I saw a quote today which read ‘The trick is to enjoy life. Don’t wish away your days waiting for better ones ahead’.

It made me really sad when I read that, because that’s what trying for a baby has made me do so often – wish away my days for better ones ahead.

Before we lost our first baby, our future seemed bright, full of possibilities and having a baby was a happy certainty. One of the strangest things about infertility/miscarriage is that you never think that it will happen to you – and we were no different. After we lost the baby, things changed and we entered that world of ‘trying’ and of waiting – waiting to start fertility drugs, waiting for my period each month, waiting for ovulation scans, waiting to ovulate …..always waiting for something.

Then with our second and third miscarriages the waiting got worse – waiting for HCG results every two days, waiting every week for a month for scans with no good news, waiting for the miscarriage to start once we knew the heartbeat had stopped, waiting almost two months to get my period after the miscarriage. It was just round after round of waiting, and none of it with a happy outcome. 

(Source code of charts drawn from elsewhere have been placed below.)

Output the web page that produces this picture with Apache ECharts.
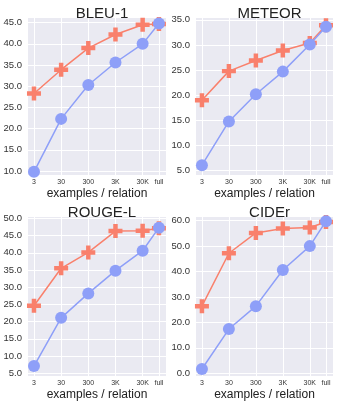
<!DOCTYPE html>
<html>
<head>
<meta charset="utf-8">
<script src="https://cdn.jsdelivr.net/npm/echarts@6/dist/echarts.min.js"></script>
<style>
  html, body { margin: 0; padding: 0; background: #fff; }
  #chart { width: 338px; height: 403px; }
</style>
</head>
<body>
<div id="chart"></div>
<script>
// x categories, placed on a value axis (full is closer to 30K)
const xLabels = ['3', '30', '300', '3K', '30K', 'full'];
const xPos = [0, 1, 2, 3, 4, 4.6];

const titles = ['BLEU-1', 'METEOR', 'ROUGE-L', 'CIDEr'];

// red "+" series
const plusBleu = [28.3, 33.9, 39.0, 42.2, 44.5, 44.7];
const plusMeteor = [19.0, 24.8, 26.9, 28.9, 30.4, 33.9];
const plusRouge = [24.6, 35.5, 40.1, 46.3, 46.4, 47.1];
const plusCider = [26.4, 47.2, 55.2, 56.9, 57.3, 59.5];

// blue circle series
const dotBleu = [9.8, 22.3, 30.3, 35.6, 40.0, 44.8];
const dotMeteor = [6.1, 14.8, 20.2, 24.7, 30.1, 33.6];
const dotRouge = [7.1, 21.1, 28.2, 34.8, 40.6, 47.3];
const dotCider = [1.7, 17.4, 26.4, 40.6, 50.0, 59.8];

// y tick labels
const yTicksBleu = [10, 15, 20, 25, 30, 35, 40, 45];
const yTicksMeteor = [5, 10, 15, 20, 25, 30, 35];
const yTicksRouge = [5, 10, 15, 20, 25, 30, 35, 40, 45, 50];
const yTicksCider = [0, 10, 20, 30, 40, 50, 60];

const panels = [
  { title: titles[0], plus: plusBleu, dot: dotBleu, ticks: yTicksBleu, min: 9.06, max: 46.1, box: { left: 28, top: 18, width: 138, height: 157 } },
  { title: titles[1], plus: plusMeteor, dot: dotMeteor, ticks: yTicksMeteor, min: 4.15, max: 35.36, box: { left: 196, top: 18, width: 137, height: 157 } },
  { title: titles[2], plus: plusRouge, dot: dotRouge, ticks: yTicksRouge, min: 4.2, max: 50.4, box: { left: 28, top: 217, width: 138, height: 159 } },
  { title: titles[3], plus: plusCider, dot: dotCider, ticks: yTicksCider, min: -1.06, max: 61.45, box: { left: 196, top: 217, width: 137, height: 159 } }
];

const RED = '#f9806c';
const BLUE = '#8e9ff8';
const FONT = 'Liberation Sans, Arial, sans-serif';
const plusPath = 'path://M3.4,0H6.6V3.4H10V6.6H6.6V10H3.4V6.6H0V3.4H3.4Z';

const chart = echarts.init(document.getElementById('chart'), null, { renderer: 'canvas' });

const grid = [], xAxis = [], yAxis = [], series = [], title = [];
panels.forEach((p, i) => {
  grid.push({ ...p.box, backgroundColor: '#eaeaf2', show: true, borderWidth: 0 });
  title.push({
    text: p.title, left: p.box.left + p.box.width / 2, top: p.box.top - 17, textAlign: 'center',
    textStyle: { fontFamily: FONT, fontSize: 15, fontWeight: 'normal', color: '#222' }
  });
  xAxis.push({
    type: 'value', gridIndex: i, min: -0.22, max: 4.86,
    name: 'examples / relation', nameLocation: 'middle', nameGap: 13,
    nameTextStyle: { fontFamily: FONT, fontSize: 12, color: '#222' },
    axisLine: { show: false },
    axisTick: { show: false, customValues: xPos },
    axisLabel: {
      customValues: xPos, margin: 4, fontFamily: FONT, fontSize: 7, color: '#333',
      formatter: v => xLabels[xPos.indexOf(v)]
    },
    splitLine: { show: true, lineStyle: { color: '#fff', width: 1 } }
  });
  yAxis.push({
    type: 'value', gridIndex: i, min: p.min, max: p.max,
    axisLine: { show: false },
    axisTick: { show: false, customValues: p.ticks },
    axisLabel: {
      customValues: p.ticks, margin: 6, fontFamily: FONT, fontSize: 9.5, color: '#333',
      formatter: v => v.toFixed(1)
    },
    splitLine: { show: true, lineStyle: { color: '#fff', width: 1 } }
  });
  series.push({
    type: 'line', xAxisIndex: i, yAxisIndex: i,
    data: xPos.map((x, k) => [x, p.plus[k]]),
    symbol: plusPath, symbolSize: 14,
    lineStyle: { color: RED, width: 1.5 }, itemStyle: { color: RED }
  });
  series.push({
    type: 'line', xAxisIndex: i, yAxisIndex: i,
    data: xPos.map((x, k) => [x, p.dot[k]]),
    symbol: 'circle', symbolSize: 12,
    lineStyle: { color: BLUE, width: 1.5 }, itemStyle: { color: BLUE }
  });
});

chart.setOption({ animation: false, title, grid, xAxis, yAxis, series });
</script>
</body>
</html>
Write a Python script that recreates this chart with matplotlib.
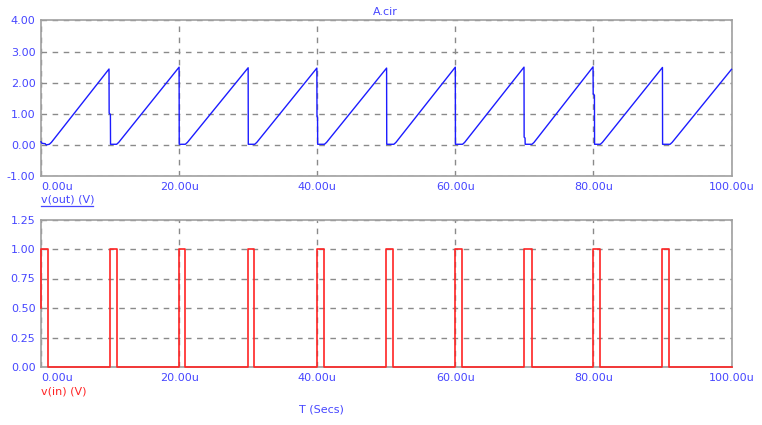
import matplotlib
matplotlib.use("Agg")
import matplotlib.pyplot as plt
from matplotlib.lines import Line2D

# ---- data (time in microseconds) ----
t_out = [0.0, 0.15, 0.6, 0.75, 1.2, 1.5,
         9.85, 9.87, 10.05, 10.07, 10.95, 11.25,
         20.0, 20.02, 20.9, 21.2,
         30.0, 30.02, 30.95, 31.25,
         39.95, 39.97, 40.05, 40.07, 41.05, 41.35,
         50.05, 50.07, 51.1, 51.4,
         60.0, 60.02, 61.05, 61.35,
         69.95, 69.97, 70.1, 70.12, 71.1, 71.4,
         79.95, 79.97, 80.15, 80.17, 81.0, 81.3,
         90.0, 90.02, 91.1, 91.4,
         100.0]
v_out = [0.10, 0.05, 0.04, 0.0, 0.02, 0.08,
         2.44, 1.02, 0.98, 0.02, 0.02, 0.08,
         2.50, 0.02, 0.02, 0.08,
         2.48, 0.02, 0.02, 0.08,
         2.47, 0.91, 0.88, 0.02, 0.02, 0.08,
         2.47, 0.02, 0.02, 0.08,
         2.50, 0.02, 0.02, 0.08,
         2.50, 0.25, 0.22, 0.02, 0.02, 0.08,
         2.51, 1.63, 1.60, 0.02, 0.02, 0.08,
         2.49, 0.02, 0.02, 0.08,
         2.43]

pulse_on = [0.0, 9.95, 20.0, 30.0, 39.9, 50.0, 60.0, 69.95, 79.9, 90.0]
pulse_off = [1.0, 11.0, 20.9, 30.9, 41.05, 51.0, 61.0, 71.05, 81.0, 90.9]
pulse_high = 1.0
start_level = 0.5
t_end = 100.0

x_ticks = [0, 20, 40, 60, 80, 100]
x_tick_labels = ["0.00u", "20.00u", "40.00u", "60.00u", "80.00u", "100.00u"]
y_ticks_top = [-1, 0, 1, 2, 3, 4]
y_labels_top = ["-1.00", "0.00", "1.00", "2.00", "3.00", "4.00"]
y_ticks_bot = [0, 0.25, 0.5, 0.75, 1.0, 1.25]
y_labels_bot = ["0.00", "0.25", "0.50", "0.75", "1.00", "1.25"]

# build step path for v(in) from pulse edges
t_in = [0.0]
v_in = [start_level]
for on, off in zip(pulse_on, pulse_off):
    if on != 0.0:
        t_in.append(on); v_in.append(0.0)
    t_in.append(on); v_in.append(pulse_high)
    t_in.append(off); v_in.append(pulse_high)
    t_in.append(off); v_in.append(0.0)
t_in.append(t_end); v_in.append(0.0)

# ---- style ----
BLUE = "#1c1cff"
TXT_BLUE = "#4646ff"
RED = "#ff2424"
GRID = "#8a8a8a"
SPINE = "#a0a0a0"
plt.rcParams["font.family"] = ["DejaVu Sans"]
FS = 8

W, H = 762, 425
fig = plt.figure(figsize=(W / 100, H / 100), dpi=100)

def px_axes(l, t, r, b):
    return fig.add_axes([l / W, 1 - b / H, (r - l) / W, (b - t) / H])

ax1 = px_axes(41, 20.5, 731.5, 176)
ax2 = px_axes(41, 219.5, 731.5, 367)

def style(ax, yt, yl, ylim):
    ax.set_xlim(0, 100)
    ax.set_ylim(*ylim)
    ax.set_xticks(x_ticks)
    ax.set_xticklabels(x_tick_labels)
    ax.set_yticks(yt)
    ax.set_yticklabels(yl)
    ax.tick_params(length=0, labelsize=FS, colors=TXT_BLUE, pad=4)
    ax.tick_params(axis="x", pad=4)
    ax.grid(True, color=GRID, linestyle=(0, (4, 4)), linewidth=1)
    for s in ax.spines.values():
        s.set_color(SPINE)
        s.set_linewidth(1.2)
    labs = ax.get_xticklabels()
    labs[0].set_horizontalalignment("left")

style(ax1, y_ticks_top, y_labels_top, (-1, 4))
style(ax2, y_ticks_bot, y_labels_bot, (0, 1.25))

ax1.plot(t_out, v_out, color=BLUE, linewidth=1.0, clip_on=False, zorder=3)
ax2.plot(t_in, v_in, color=RED, linewidth=1.2, clip_on=False, zorder=3)

# texts
fig.text(385 / W, 1 - 12 / H, "A.cir", color=TXT_BLUE, fontsize=FS,
         ha="center", va="center")
fig.text(41 / W, 1 - 200 / H, "v(out) (V)", color=TXT_BLUE, fontsize=FS,
         ha="left", va="center")
fig.add_artist(Line2D([41 / W, 92.5 / W], [1 - 206 / H, 1 - 206 / H],
                      color=TXT_BLUE, linewidth=0.9))
fig.text(41 / W, 1 - 392 / H, "v(in) (V)", color=RED, fontsize=FS,
         ha="left", va="center")
fig.text(321 / W, 1 - 409 / H, "T (Secs)", color=TXT_BLUE, fontsize=FS,
         ha="center", va="center")

fig.savefig("out.png", dpi=100)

And now we’re waiting again – for an operation to tell me if i’ll ever be able to carry a baby, to see if we can have IVF after all that’s happened to us, to see if anything that the doctors can do can help us to have a baby.

My experience of the miscarriages isn’t just sadness for the babies which we’ve lost, but sadness for the part of life which we’ve lost – the life which used to be carefree and certain and is now replaced with uncertainty, loss and heartache. I find myself daydreaming about if we do have a baby and realise how far off that may be, and I can’t help but wish away my days until that happy day arrives – the birth of our healthy baby. 

I know that all I can do now is stay positive and hope that one day it works out for us, even though it seems so far away. And i’m going to try not to wish my days away and be grateful for all the blessings which I do have – my amazing husband, my family and friends and my health – because despite what’s happened to us we are still very lucky and shouldn’t ever forget that.